M. already had a folder full of poems she’d collected for the anthology, and some preliminary plans in place for the reading. She’s not only editing, but keeping everyone on deadline and leading the discussion of how they’ll present the reading. I’m a little nervous about the fact that we hadn’t finished discussing revision and she’s already got people’s final drafts, but I also know it’s not my anthology, it’s theirs. Also, as the workshop today showed me, I can tell them what to look out for as they edit, but if they love their own words, they’re not going to change them.

My goal in leading these workshops was to get the kids thinking about poetry, read good poems with them, and give them the tools to write. Some of them have never loved any schoolwork they’ve done before, so I think it’s ok if they love their own poems. The process is more important than the product, as a sign on my desk, inspired by one of my favorite writing books, reminds me daily. (The book is Take Joy by Jane Yolen.)

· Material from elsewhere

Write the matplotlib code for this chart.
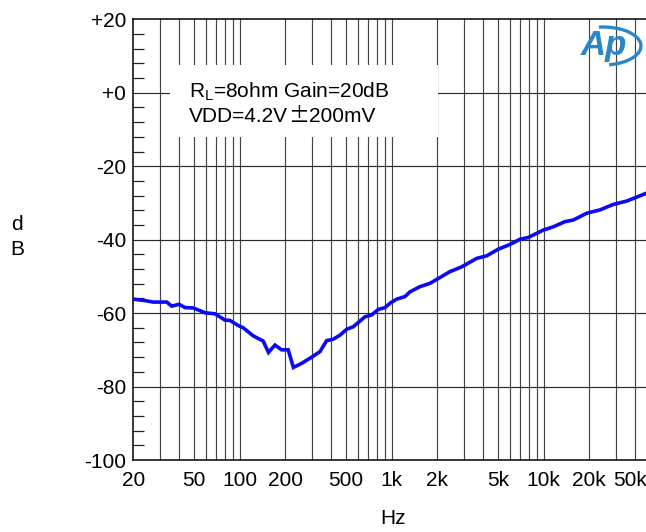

We called the principal back in to get their project schedule approved. It turns out that next Friday is a student holiday, again! But I’ve got approval to start the new workshops series on Thursday so that we don’t lose another week. I asked the group to encourage their peers to take the next series of workshops. The principal pointed out that there’s plenty of interest . . . because they’ll get English credit, which they need to graduate. The group did thank me, and I invited them to come sit in on any workshops they missed. M. asked to take my picture on her phone, to show her family! She joked, “See, you’re a rock star poet, too.” God, these kids, teenagers sent to this school as a last resort, many of them with rougher lives than most people will ever have, are amazingly kind and sweet, even innocent in some ways.

All things considered, it was a good day. Many of the students are participating in post-tornado volunteer work – they are working at an aid distribution point at the fairgrounds, helping to feed firefighters who are in town to help, etc. But most of them took time to attend this wrap up session, so I am glad of that.